Exercise goal —
Find, in the records below, the line that contains "Generate a Python" and the line that contains "import plotly.graph_objects as go". Copy those two lines and everything between them exactly, but not the pictures.

─── Material provided ───

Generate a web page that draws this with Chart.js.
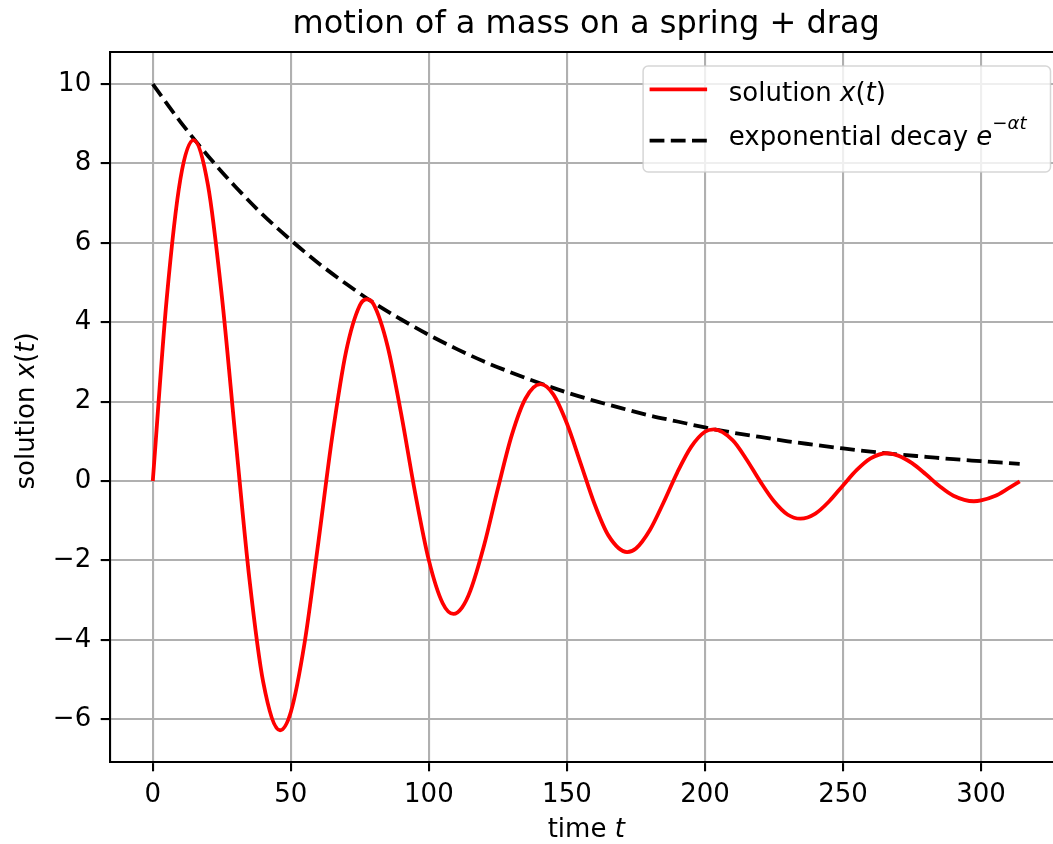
<!DOCTYPE html>
<html>
<head>
<meta charset="utf-8">
<title>motion of a mass on a spring + drag</title>
<script src="https://cdn.jsdelivr.net/npm/chart.js@4.4.1/dist/chart.umd.min.js"></script>
<style>
  html, body { margin: 0; padding: 0; background: #fff; overflow: hidden; }
  #wrap { width: 1053px; height: 844px; overflow: hidden; }
  canvas { display: block; }
</style>
</head>
<body>
<div id="wrap"><canvas id="chart" width="1075" height="844"></canvas></div>
<script>
// time samples for the oscillating solution (turning points included)
const timeSteps = [
  0, 5, 10, 14.7, 20, 25, 30, 35, 40, 46.1, 50, 55, 60, 65, 70, 75, 77.5, 80, 85, 90, 95,
  100, 105, 108.9, 112, 115, 120, 125, 130, 135, 140.4, 145, 150, 155, 160, 165, 171.8, 175,
  180, 185, 190, 195, 200, 203.2, 210, 215, 220, 225, 230, 234.6, 240, 245, 250, 255,
  260, 266, 270, 275, 280, 285, 290, 297.4, 300, 305, 310, 314
];
const solutionValues = [
  0, 4.56, 7.61, 8.59, 7.45, 4.66, 1.05, -2.47, -5.07, -6.28, -5.82, -4.07, -1.53, 1.12, 3.26, 4.43, 4.58, 4.45, 3.41, 1.68, -0.29,
  -2.00, -3.08, -3.35, -3.19, -2.77, -1.62, -0.19, 1.15, 2.08, 2.44, 2.19, 1.45, 0.44, -0.58, -1.37, -1.79, -1.70,
  -1.24, -0.54, 0.22, 0.86, 1.24, 1.30, 1.03, 0.55, -0.01, -0.51, -0.85, -0.95, -0.82, -0.51, -0.11, 0.28,
  0.57, 0.70, 0.64, 0.45, 0.17, -0.13, -0.37, -0.51, -0.49, -0.38, -0.18, -0.01
];
// time samples for the decay envelope
const decayTimes = [
  0, 10, 20, 30, 40, 50, 60, 70, 80, 90, 100, 110, 120, 130, 140, 150,
  160, 170, 180, 190, 200, 210, 220, 230, 240, 250, 260, 270, 280, 290, 300, 310, 314
];
const decayValues = [
  10, 9.05, 8.19, 7.41, 6.70, 6.07, 5.49, 4.97, 4.49, 4.07, 3.68, 3.33, 3.01, 2.73, 2.47, 2.23,
  2.02, 1.83, 1.65, 1.50, 1.35, 1.22, 1.11, 1.00, 0.91, 0.82, 0.74, 0.67, 0.61, 0.55, 0.50, 0.45, 0.43
];
const xTicks = [0, 50, 100, 150, 200, 250, 300];
const yTicks = [-6, -4, -2, 0, 2, 4, 6, 8, 10];

const FONT = '"DejaVu Sans", sans-serif';

const solutionPoints = timeSteps.map((t, i) => ({ x: t, y: solutionValues[i] }));
const decayPoints = decayTimes.map((t, i) => ({ x: t, y: decayValues[i] }));

// draw a run of text pieces, some italic or raised, starting at x on baseline y
function drawParts(ctx, parts, x, y, size) {
  let cx = x;
  parts.forEach(p => {
    const s = p.sup ? size * 0.7 : size;
    ctx.font = (p.it ? 'italic ' : '') + s + 'px ' + FONT;
    ctx.fillText(p.t, cx, y - (p.sup ? size * 0.62 : 0));
    cx += ctx.measureText(p.t).width;
  });
  return cx;
}
function partsWidth(ctx, parts, size) {
  let w = 0;
  parts.forEach(p => {
    const s = p.sup ? size * 0.7 : size;
    ctx.font = (p.it ? 'italic ' : '') + s + 'px ' + FONT;
    w += ctx.measureText(p.t).width;
  });
  return w;
}

const xLabel = [{ t: 'time ' }, { t: 't', it: true }];
const yLabel = [{ t: 'solution ' }, { t: 'x', it: true }, { t: '(' }, { t: 't', it: true }, { t: ')' }];
const legendRows = [
  [{ t: 'solution ' }, { t: 'x', it: true }, { t: '(' }, { t: 't', it: true }, { t: ')' }],
  [{ t: 'exponential decay ' }, { t: 'e', it: true }, { t: '\u2212', sup: true }, { t: '\u03b1', it: true, sup: true }, { t: 't', it: true, sup: true }]
];

// axis labels, closed frame and legend box
const extras = {
  id: 'extras',
  afterDatasetsDraw(chart) {
    const ctx = chart.ctx;
    const a = chart.chartArea;
    ctx.save();
    ctx.fillStyle = '#000';
    ctx.textBaseline = 'alphabetic';
    ctx.textAlign = 'left';

    // top and right spines
    ctx.strokeStyle = '#000';
    ctx.lineWidth = 2.1;
    ctx.beginPath();
    ctx.moveTo(a.left, a.top);
    ctx.lineTo(a.right, a.top);
    ctx.lineTo(a.right, a.bottom);
    ctx.stroke();

    // x label
    const xw = partsWidth(ctx, xLabel, 26);
    drawParts(ctx, xLabel, (a.left + a.right) / 2 - xw / 2, 837, 26);

    // y label, rotated
    const yw = partsWidth(ctx, yLabel, 26);
    ctx.save();
    ctx.translate(34, (a.top + a.bottom) / 2 + 4);
    ctx.rotate(-Math.PI / 2);
    drawParts(ctx, yLabel, -yw / 2, 0, 26);
    ctx.restore();

    // legend frame
    const bx = a.right - 12 - 407.4, by = a.top + 14, bw = 407.4, bh = 106;
    ctx.beginPath();
    ctx.roundRect(bx, by, bw, bh, 5);
    ctx.fillStyle = 'rgba(255,255,255,0.8)';
    ctx.fill();
    ctx.strokeStyle = 'rgba(204,204,204,0.8)';
    ctx.lineWidth = 1.5;
    ctx.stroke();

    // legend handles
    ctx.lineCap = 'butt';
    ctx.lineWidth = 3.8;
    ctx.strokeStyle = '#ff0000';
    ctx.beginPath();
    ctx.moveTo(bx + 6.5, by + 23.3);
    ctx.lineTo(bx + 64, by + 23.3);
    ctx.stroke();
    ctx.strokeStyle = '#000';
    ctx.setLineDash([14.8, 6.4]);
    ctx.beginPath();
    ctx.moveTo(bx + 6.5, by + 74.7);
    ctx.lineTo(bx + 64, by + 74.7);
    ctx.stroke();
    ctx.setLineDash([]);

    // legend text
    ctx.fillStyle = '#000';
    drawParts(ctx, legendRows[0], bx + 85.7, by + 35.3, 26);
    drawParts(ctx, legendRows[1], bx + 85.7, by + 79.3, 26);
    ctx.restore();
  }
};

const ctx = document.getElementById('chart').getContext('2d');
new Chart(ctx, {
  type: 'line',
  data: {
    datasets: [
      {
        label: 'solution x(t)',
        data: solutionPoints,
        borderColor: '#ff0000',
        borderWidth: 3.8,
        pointRadius: 0,
        cubicInterpolationMode: 'monotone',
        fill: false
      },
      {
        label: 'exponential decay',
        data: decayPoints,
        borderColor: '#000000',
        borderWidth: 3.8,
        borderDash: [14.8, 6.4],
        borderCapStyle: 'butt',
        pointRadius: 0,
        cubicInterpolationMode: 'monotone',
        fill: false
      }
    ]
  },
  options: {
    responsive: false,
    animation: false,
    devicePixelRatio: 1,
    layout: { padding: { left: 0, right: 12.5, top: 0, bottom: 0 } },
    plugins: {
      legend: { display: false },
      tooltip: { enabled: false },
      title: {
        display: true,
        fullSize: false,
        text: 'motion of a mass on a spring + drag',
        color: '#000',
        font: { family: FONT, size: 32, weight: 'normal' },
        padding: { top: 5.7, bottom: 7.9 }
      }
    },
    scales: {
      x: {
        type: 'linear',
        min: -15.5,
        max: 329.5,
        afterBuildTicks: s => { s.ticks = xTicks.map(v => ({ value: v })); },
        afterFit: s => { s.height = 82; },
        grid: { color: '#b0b0b0', lineWidth: 2.1, tickColor: '#000', tickWidth: 2.1, tickLength: 9.3 },
        border: { color: '#000', width: 2.1 },
        ticks: {
          color: '#000',
          font: { family: FONT, size: 26 },
          padding: 8,
          maxRotation: 0,
          callback: v => (v < 0 ? '\u2212' + Math.abs(v) : String(v))
        }
      },
      y: {
        type: 'linear',
        min: -7.08,
        max: 10.81,
        afterBuildTicks: s => { s.ticks = yTicks.map(v => ({ value: v })); },
        afterFit: s => { s.width = 110; },
        grid: { color: '#b0b0b0', lineWidth: 2.1, tickColor: '#000', tickWidth: 2.1, tickLength: 9.3 },
        border: { color: '#000', width: 2.1 },
        ticks: {
          color: '#000',
          font: { family: FONT, size: 26 },
          padding: 9.5,
          callback: v => (v < 0 ? '\u2212' + Math.abs(v) : String(v))
        }
      }
    }
  },
  plugins: [extras]
});
</script>
</body>
</html>
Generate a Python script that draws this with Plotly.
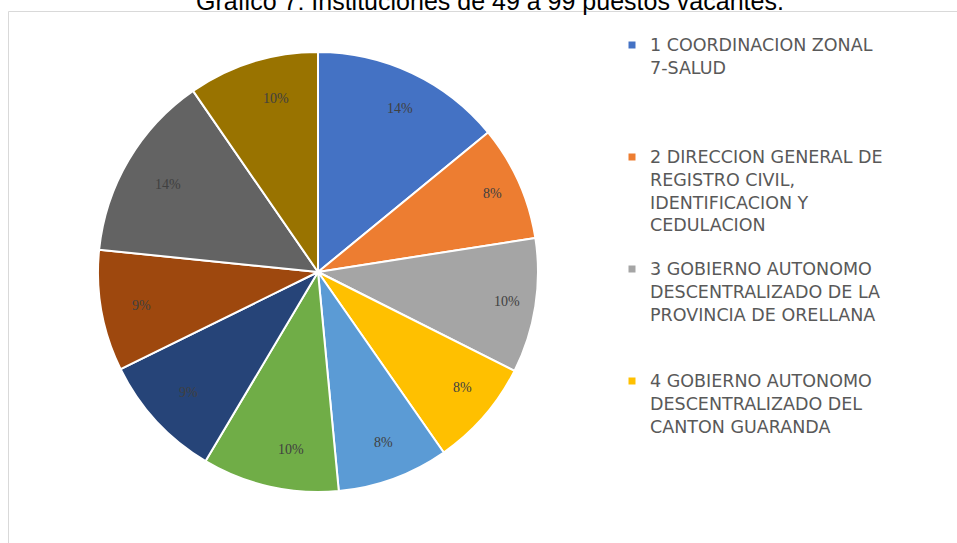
import math
import plotly.graph_objects as go

# ---------------- data ----------------
title_text = "Gráfico 7: Instituciones de 49 a 99 puestos vacantes."
institutions = [
    "1 COORDINACION ZONAL<br>7-SALUD",
    "2 DIRECCION GENERAL DE<br>REGISTRO CIVIL,<br>IDENTIFICACION Y<br>CEDULACION",
    "3 GOBIERNO AUTONOMO<br>DESCENTRALIZADO DE LA<br>PROVINCIA DE ORELLANA",
    "4 GOBIERNO AUTONOMO<br>DESCENTRALIZADO DEL<br>CANTON GUARANDA",
    "5", "6", "7", "8", "9", "10",
]
vacantes = [98, 59, 69, 55, 57, 70, 64, 62, 96, 67]
colors = ["#4472C4", "#ED7D31", "#A5A5A5", "#FFC000", "#5B9BD5",
          "#70AD47", "#264478", "#9E480E", "#636363", "#997300"]
legend_shown = 4          # the reference legend is truncated after 4 entries

W, H = 957, 543
CX, CY, R = 318, 272, 220  # pie centre / radius in px

fig = go.Figure()
fig.add_trace(go.Pie(
    labels=institutions,
    values=vacantes,
    sort=False,
    direction="clockwise",
    rotation=0,
    marker=dict(colors=colors, line=dict(color="white", width=2)),
    textinfo="none",
    hoverinfo="label+percent",
    showlegend=False,
    domain=dict(x=[(CX - R) / W, (CX + R) / W],
                y=[(H - CY - R) / H, (H - CY + R) / H]),
))

# percentage labels near the outer edge of each slice (computed from data)
total = sum(vacantes)
cum = 0
for v in vacantes:
    mid = 2 * math.pi * (cum + v / 2) / total
    cum += v
    px = CX + 0.87 * R * math.sin(mid)
    py = CY - 0.87 * R * math.cos(mid)
    fig.add_annotation(
        x=px / W, y=(H - py) / H, xref="paper", yref="paper",
        text=f"{round(100 * v / total)}%", showarrow=False,
        font=dict(family="Liberation Serif", size=14, color="#404040"),
    )

# title (cut at the top edge as in the reference)
fig.add_annotation(
    x=490 / W, y=(H - 1) / H, xref="paper", yref="paper",
    text=title_text, showarrow=False, yanchor="middle",
    font=dict(family="Liberation Sans", size=25, color="#000000"),
)

# legend (Excel-style, truncated, evenly spread entries)
LEG_X_SYM, LEG_X_TXT = 632, 648
LEG_Y0, LEG_STEP = 45, 112
LFS = 17.5
for i in range(legend_shown):
    yc = LEG_Y0 + i * LEG_STEP
    fig.add_shape(type="rect", xref="paper", yref="paper",
                  x0=(LEG_X_SYM - 3.5) / W, x1=(LEG_X_SYM + 3.5) / W,
                  y0=(H - yc - 3.5) / H, y1=(H - yc + 3.5) / H,
                  fillcolor=colors[i], line=dict(width=0))
    fig.add_annotation(
        x=LEG_X_TXT / W, y=(H - (yc - LFS * 0.65 - 1)) / H,
        xref="paper", yref="paper", xanchor="left", yanchor="top",
        align="left", showarrow=False, text=institutions[i],
        font=dict(family="DejaVu Sans", size=LFS, color="#595959"),
    )

# frame of the chart area
fig.add_shape(type="rect", xref="paper", yref="paper",
              x0=8.5 / W, x1=1.2, y0=-0.2, y1=(H - 11.5) / H,
              line=dict(color="#D9D9D9", width=1), fillcolor="rgba(0,0,0,0)",
              layer="below")

fig.update_layout(
    width=W, height=H,
    margin=dict(l=0, r=0, t=0, b=0),
    paper_bgcolor="white", plot_bgcolor="white",
    showlegend=False,
)

fig.write_html("out.html")
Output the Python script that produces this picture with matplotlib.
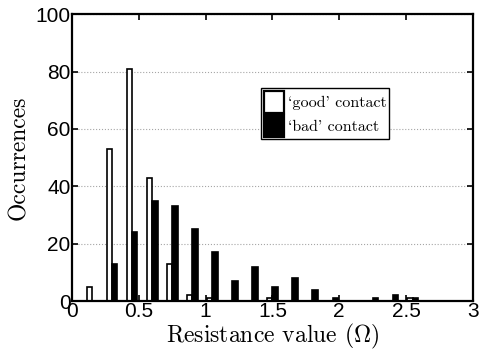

───

Solved exercise —
Generate a Python script that draws this with Plotly.
import math
import plotly.graph_objects as go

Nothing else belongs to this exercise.